Development of Proposal for Pan-European Consortium to test Tidal Turbine Blades at FASTBLADE, Rosyth, Dunfermline

PEER Award Holder: Dr Edward McCarthy, University of Edinburgh

Scotland has a large untapped tidal energy resource (ca. 9 GW) and is home to one of the world’s pioneers in tidal energy, Orbital Marine Power (formerly Scotnenewables Marine Power) who have developed successful prototype 2 MW floating tidal turbine machines over the last four years. Such 2 MW machines are each capable of generating power for 1,700 homes. Other UK tidal device developers such as SIMEC Atlantis (Edinburgh, Bristol) are also active in Scottish waters and are globally leading in this sector.

To date, tidal energy blade manufacturing has focused on high-cost, low-volume, prototype blades, deployed for relatively limted periods (12 months).

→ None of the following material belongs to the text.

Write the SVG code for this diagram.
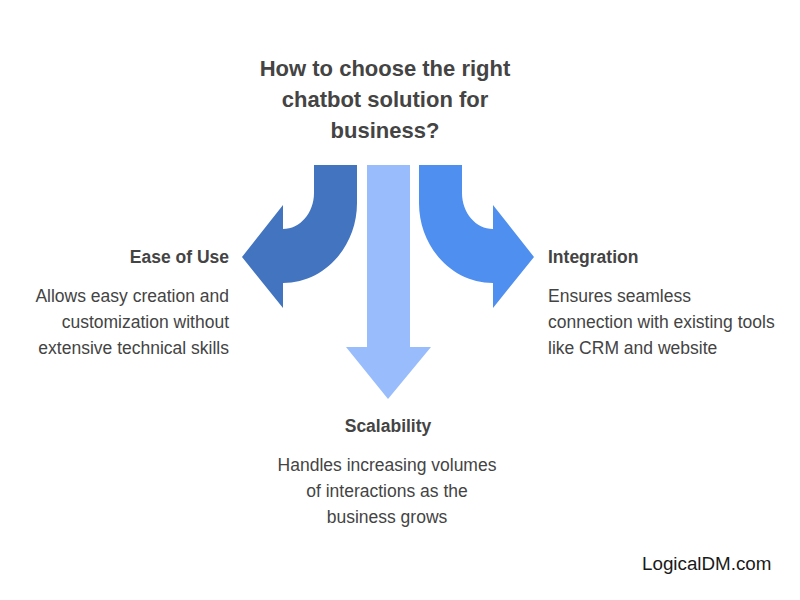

Now, however, tidal turbine developers need high volumes of low-cost reliable blades to generate competitive, carbon-free electricity. Blade failures and inability to scale blades are a major barrier to full-scale commercialisation of tidal energy, and the cost of over-engineering currently limits the cost viability of much of the available tidal energy resource.

The proposal will develop accelerated full-scale fatigue testing and validated international blade endurance test standards at the University of Edinburgh FASTBLADE facility at Port of Rosyth in partnership with four other premier research test centres across Europe. The test centres will collaborate with European Marine Energy Centre (EMEC), four of Europe’s main tidal turbine developers, two of which are based in Scotland (OMP and SIMEC Atlantis), and an international standards body (DNV-GL).

The project will produce improved fatigue test methods for tidal blades, a draft international standard for blade fatigue testing, and improved understanding of the behaviour and failure modes of tidal blades under prolonged sea exposure over 20 years.